Advanced Biofuels Makers Thankful for RFS
I wanted to point your attention to Jeff Johnson’s story today about why EPA will not wave biofuel blending requirements (known as the Renewable Fuels Standard or RFS). Nine governors and many members of Congress, prodded (no pun intended) by livestock producers, had asked EPA to waive the standard saying that ethanol demand was driving up the cost of corn.
What I found interesting is that EPA estimates that waiving the mandate would only reduce corn prices by approximately 1%. This year’s U.S. corn harvest was impacted by drought, and yields plummeted to a 17-year low, Johnson reports.
While the RFS was initially written into law in 2007 to enhance U.S. energy security, it is considered the main policy vehicle driving demand for advanced biofuels. These are biofuels made not from food grain like corn, but from other feedstocks like corn stover, sustainably harvested wood or waste products. These fuels, when commercialized, are expected to help lower the U.S. contribution to CO2 emissions.
The members of BIO, a trade group of advanced biofuels firms and biobased chemical makers, reacted with joy to the announcement.

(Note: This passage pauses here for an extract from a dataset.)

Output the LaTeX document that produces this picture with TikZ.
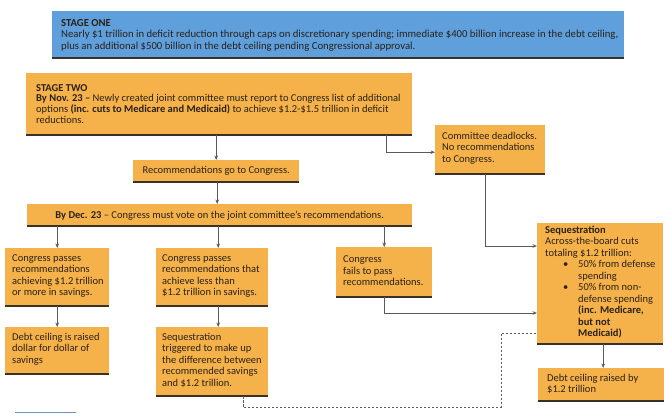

“EPA has made the right decision and we thank them for making a careful and fully considered analysis,” said Brent Erickson, executive vice president of BIO’s Industrial & Environmental Section. “Earlier studies by researchers at Purdue University, Iowa State University and the University of Missouri’s Food and Agricultural Policy Research Institute showed clearly that a waiver of the RFS would not undo the economic harm caused by the drought.
“However, a waiver of the RFS could have undercut ongoing investments in advanced biofuels. Renewable fuels are a significant contributor to our nation’s economy and energy security, creating jobs and directly reducing reliance on imported oil. This decision allows BIO member companies to continue to deliver innovative technologies to the market to expand our domestic production of biofuels, including fuels from agricultural residues, municipal solid waste, algae and purpose grown energy crops.”
Connecting those themes – the RFS, the drought, and CO2 emissions, NOAA recently reported that man-made climate change was an important contributor to the extent and duration of the 2011 drought in Texas.